Cencom cuts irk local agencies

Kitsap County’s proposed budget cuts have aroused the ire of several non-county agencies who see themselves being unfairly impacted by the county plan.

In a letter to Cencom director Ron McAffee, the county last week announced its intentions to include Cencom in the planned cutbacks, which call for a 10 percent reduction of costs in 2003 and an additional 5 percent reduction in 2004.

The problem?

Cencom, Kitsap County’s only 911 dispatch center, is not a county department. Its budget is funded by every agency which uses it, with individual costs reflecting annual call volumes. Both Fire District 7 and Port Orchard Police, which pay between $100,000 and $300,000 a year to Cencom, are worried the county’s demands are going to imperil Cencom service for everyone by reducing staffing and operating funds across the board.

Essentially, other agencies feel the county is simply refusing to pay 10 percent of its bill next year, putting the other participants in an awkward position.

“You can’t discriminate calls coming into an agency,” said Rick Metzger, the chair of Fire District 7’s board of commissioners. “You’re either in or you’re out.”

The district expressed resentment of the county’s apparent belief it could reduce its payments to Cencom without affecting others. The district officials were also worried about where the inevitable cuts would be made. According to McAffee, 80 percent of Cencom’s $3.9 million annual budget is staff — only 20 percent goes to operating costs.

Fire Chief Mike Brown pointed out the only way to make cuts to staff is to either fire someone or reduce the number of hours people work. Cencom is staffed 24 hours a day and employs 53 individuals, the majority of whom are dispatchers.

“What two hours of a 24-hour day do you not want a dispatcher?” Brown asked hypothetically. “That’s how bad it’s going to get.”

McAffee said he could not predict where the cuts would be made, but said Cencom would go to any lengths to avoid cutting staff.

“We’ll do our part and do our darndest to cut money without cutting service,” he said. “But it would be difficult to do because we are already so tightly budgeted.”

Port Orchard Police Chief Al Townsend agreed with McAffee’s budget assessment.

More than 13,500 Port Orchard Police calls — a record number — were routed through Cencom in 2001, and Townsend expects this year’s volume to exceed that.
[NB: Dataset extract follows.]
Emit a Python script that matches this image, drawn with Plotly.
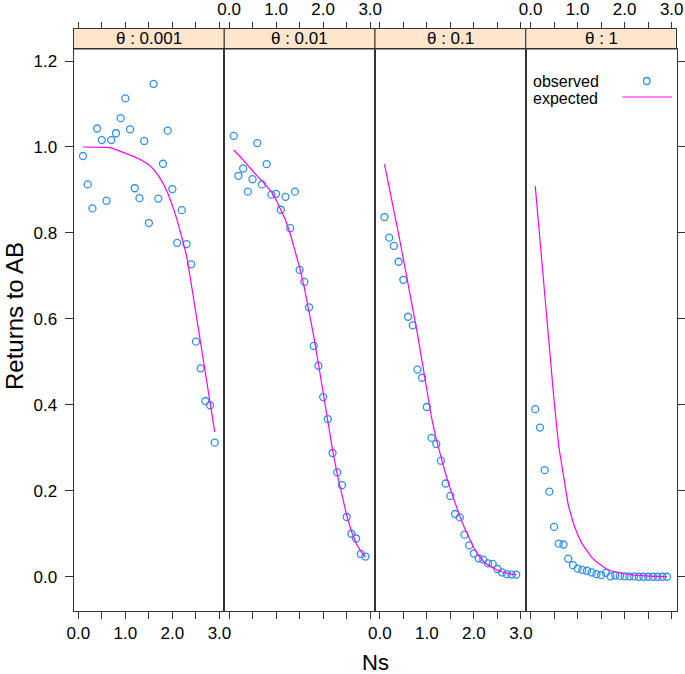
import plotly.graph_objects as go

# ---------------- data ----------------
ns = [0.1, 0.2, 0.3, 0.4, 0.5, 0.6, 0.7, 0.8, 0.9, 1.0,
      1.1, 1.2, 1.3, 1.4, 1.5, 1.6, 1.7, 1.8, 1.9, 2.0,
      2.1, 2.2, 2.3, 2.4, 2.5, 2.6, 2.7, 2.8, 2.9]

panel_labels = ["\u03b8 : 0.001", "\u03b8 : 0.01", "\u03b8 : 0.1", "\u03b8 : 1"]

obs_0001 = [0.979, 0.913, 0.857, 1.043, 1.016, 0.875, 1.016, 1.032, 1.067, 1.113,
            1.041, 0.904, 0.881, 1.014, 0.823, 1.147, 0.880, 0.961, 1.038, 0.902,
            0.777, 0.853, 0.774, 0.727, 0.547, 0.485, 0.409, 0.399, 0.312]
obs_001 = [1.026, 0.933, 0.950, 0.896, 0.925, 1.009, 0.913, 0.960, 0.889, 0.891,
           0.854, 0.884, 0.811, 0.896, 0.714, 0.686, 0.627, 0.537, 0.491, 0.418,
           0.367, 0.288, 0.243, 0.213, 0.139, 0.100, 0.089, 0.053, 0.047]
obs_01 = [0.837, 0.789, 0.770, 0.733, 0.691, 0.605, 0.585, 0.482, 0.463, 0.395,
          0.323, 0.309, 0.270, 0.217, 0.188, 0.146, 0.138, 0.098, 0.073, 0.054,
          0.043, 0.040, 0.031, 0.030, 0.018, 0.010, 0.006, 0.005, 0.005]
obs_1 = [0.390, 0.347, 0.248, 0.198, 0.116, 0.077, 0.075, 0.042, 0.027, 0.019,
         0.016, 0.014, 0.010, 0.006, 0.004, 0.009, 0.001, 0.003, 0.002, 0.001,
         0.001, 0.001, 0.000, 0.000, 0.000, 0.000, 0.000, 0.000, 0.000]

exp_0001 = [1.000, 1.000, 1.000, 1.000, 1.000, 0.999, 0.998, 0.994, 0.990, 0.985,
            0.981, 0.977, 0.972, 0.966, 0.959, 0.948, 0.934, 0.916, 0.893, 0.864,
            0.830, 0.790, 0.748, 0.682, 0.613, 0.544, 0.475, 0.406, 0.337]
exp_001 = [0.993, 0.982, 0.970, 0.957, 0.944, 0.932, 0.921, 0.909, 0.896, 0.877,
           0.855, 0.830, 0.798, 0.760, 0.720, 0.673, 0.620, 0.560, 0.495, 0.425,
           0.360, 0.295, 0.238, 0.188, 0.143, 0.106, 0.078, 0.059, 0.046]
exp_01 = [0.960, 0.908, 0.853, 0.797, 0.740, 0.683, 0.625, 0.565, 0.500, 0.430,
          0.370, 0.320, 0.277, 0.239, 0.204, 0.171, 0.141, 0.114, 0.089, 0.067,
          0.049, 0.036, 0.027, 0.020, 0.015, 0.011, 0.008, 0.006, 0.005]
exp_1 = [0.909, 0.780, 0.660, 0.540, 0.410, 0.303, 0.232, 0.168, 0.128, 0.098,
         0.076, 0.059, 0.045, 0.035, 0.026, 0.019, 0.014, 0.011, 0.009, 0.007,
         0.005, 0.004, 0.003, 0.002, 0.002, 0.001, 0.001, 0.001, 0.000]

x_tickvals = [0.0, 0.5, 1.0, 1.5, 2.0, 2.5, 3.0]
x_ticktext = ["0.0", "", "1.0", "", "2.0", "", "3.0"]
y_tickvals = [0.0, 0.2, 0.4, 0.6, 0.8, 1.0, 1.2]
y_ticktext = ["0.0", "0.2", "0.4", "0.6", "0.8", "1.0", "1.2"]

observed = [obs_0001, obs_001, obs_01, obs_1]
expected = [exp_0001, exp_001, exp_01, exp_1]

# ---------------- layout geometry ----------------
W, H = 685, 674
LEFT, PW = 73.5, 150.75
TOP, BOTTOM = 49.0, 610.7
STRIP_TOP = 28.5
XR = [-0.102, 3.102]
YR = [-0.079, 1.228]
FONT = "Liberation Sans, Arial, Helvetica, sans-serif"
TICK_SIZE = 17
OBS_COL = "#2f8fea"
EXP_COL = "#ff00ff"
FRAME = "#333333"

def px_x(v):
    return v / W

def px_y(v):
    return 1 - v / H

fig = go.Figure()
layout = dict(
    width=W, height=H,
    margin=dict(l=0, r=0, t=0, b=0, autoexpand=False),
    paper_bgcolor="white", plot_bgcolor="white",
    showlegend=False,
    font=dict(family=FONT, size=TICK_SIZE, color="black"),
)

shapes = []
annotations = []

for i in range(4):
    k = i + 1
    xs = "" if k == 1 else str(k)
    xd = [px_x(LEFT + i * PW), px_x(LEFT + (i + 1) * PW)]
    yd = [px_y(BOTTOM), px_y(TOP)]

    layout["xaxis" + xs] = dict(
        domain=xd, range=XR, anchor="y" + xs, automargin=False,
        tickmode="array", tickvals=x_tickvals, ticktext=x_ticktext,
        ticks="outside", ticklen=7, tickwidth=1, tickcolor=FRAME,
        showline=True, mirror=True, linecolor=FRAME, linewidth=1,
        showgrid=False, zeroline=False,
        showticklabels=(k in (1, 3)),
        tickfont=dict(size=TICK_SIZE, family=FONT, color="black"),
    )
    ycfg = dict(
        domain=yd, range=YR, anchor="x" + xs, automargin=False,
        showline=True, mirror=True, linecolor=FRAME, linewidth=1,
        showgrid=False, zeroline=False,
        tickmode="array", tickvals=y_tickvals, ticktext=y_ticktext,
        tickfont=dict(size=TICK_SIZE, family=FONT, color="black"),
    )
    if k == 1:
        ycfg.update(ticks="outside", ticklen=8, tickcolor=FRAME,
                    showticklabels=True, ticklabelstandoff=4)
    elif k == 4:
        ycfg.update(side="right", ticks="outside", ticklen=8, tickcolor=FRAME,
                    showticklabels=False)
    else:
        ycfg.update(ticks="", showticklabels=False)
    layout["yaxis" + xs] = ycfg

    # top axis (free, above strip)
    tk = str(k + 4)
    layout["xaxis" + tk] = dict(
        overlaying="x" + xs, anchor="free", position=px_y(STRIP_TOP),
        side="top", range=XR, automargin=False,
        tickmode="array", tickvals=x_tickvals, ticktext=x_ticktext,
        ticks="outside", ticklen=7, tickwidth=1, tickcolor=FRAME,
        showline=False, showgrid=False, zeroline=False,
        showticklabels=(k in (2, 4)),
        tickfont=dict(size=TICK_SIZE, family=FONT, color="black"),
    )
    fig.add_trace(go.Scatter(x=[], y=[], xaxis="x" + tk, yaxis="y" + xs,
                             hoverinfo="skip", showlegend=False))

    # data
    fig.add_trace(go.Scatter(
        x=ns, y=observed[i], mode="markers",
        marker=dict(symbol="circle-open", size=7, color=OBS_COL,
                    line=dict(width=1.3, color=OBS_COL)),
        xaxis="x" + xs, yaxis="y" + xs, name="observed"))
    fig.add_trace(go.Scatter(
        x=ns, y=expected[i], mode="lines",
        line=dict(color=EXP_COL, width=1.2),
        xaxis="x" + xs, yaxis="y" + xs, name="expected"))

    # strip
    shapes.append(dict(type="rect", xref="paper", yref="paper",
                       x0=xd[0], x1=xd[1], y0=px_y(TOP), y1=px_y(STRIP_TOP),
                       fillcolor="#ffe5cc", line=dict(color=FRAME, width=1),
                       layer="below"))
    annotations.append(dict(text=panel_labels[i], xref="paper", yref="paper",
                            x=(xd[0] + xd[1]) / 2, y=px_y((TOP + STRIP_TOP) / 2),
                            xanchor="center", yanchor="middle", showarrow=False,
                            font=dict(size=17, family=FONT, color="black")))

# axis titles
annotations.append(dict(text="Ns", xref="paper", yref="paper",
                        x=px_x(LEFT + 2 * PW), y=px_y(662), xanchor="center",
                        yanchor="middle", showarrow=False,
                        font=dict(size=22, family=FONT, color="black")))
annotations.append(dict(text="Returns to AB", xref="paper", yref="paper",
                        x=px_x(14), y=px_y(316), xanchor="center",
                        yanchor="middle", showarrow=False, textangle=-90,
                        font=dict(size=24, family=FONT, color="black")))

# key
annotations.append(dict(text="observed", xref="paper", yref="paper",
                        x=px_x(531), y=px_y(81.5), xanchor="left", yanchor="middle",
                        showarrow=False, font=dict(size=16, family=FONT, color="black")))
annotations.append(dict(text="expected", xref="paper", yref="paper",
                        x=px_x(531), y=px_y(98.5), xanchor="left", yanchor="middle",
                        showarrow=False, font=dict(size=16, family=FONT, color="black")))
shapes.append(dict(type="circle", xref="paper", yref="paper",
                   x0=px_x(643.5), x1=px_x(650), y0=px_y(84.5), y1=px_y(77.5),
                   line=dict(color=OBS_COL, width=1.3)))
shapes.append(dict(type="line", xref="paper", yref="paper",
                   x0=px_x(622.5), x1=px_x(672), y0=px_y(97), y1=px_y(97),
                   line=dict(color=EXP_COL, width=1.2)))

layout["shapes"] = shapes
layout["annotations"] = annotations
fig.update_layout(**layout)

fig.write_html("out.html",
               config={"displayModeBar": False},
               post_script="document.body.style.margin='0';"
                           "document.body.style.overflow='hidden';")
He said the department’s call volume is already 15 percent higher than its volume this time last year.

Townsend said he would already like to see more call-takers at Cencom and believes additional staff could become necessary if call volumes continue to rise.

“I don’t think they’re exactly overstaffed by any stretch,” he said.

Nobody is about to break off their participation in Cencom, however. The fire district estimates it would cost $1.5 million to handle its own dispatch, even under a bare-bones operation. Last year the district, which has the highest call volumes of any fire district in the county, paid around $300,000 to Cencom.

The Port Orchard Police Department, which has an average call volume compared to the rest of the county agencies, paid $101,900 last year.

“For us, we don’t have a choice,” Townsend said. “It’s clearly a lot cheaper and easier to pay Cencom to (dispatch). We’re basically prepared to pay for it forever.”

He added: “The county’s issues with their money shouldn’t affect the services we’re getting.”

The fire district officials see an easy solution to the looming cuts — simply pay extra to cover what the county can’t. In fact, several of the district’s commissioners felt the county was asking them to do just that by including Cencom in the cuts. A few felt the county was taking this tack because “there’s no motivation for them to do anything else.”

The district commissioners did not appear willing to take the chance of making service and response times dependent on county finances.

“It’s always been a frustrating experience to maintain quality communications under this process,” Brown said. “It doesn’t make any sense.”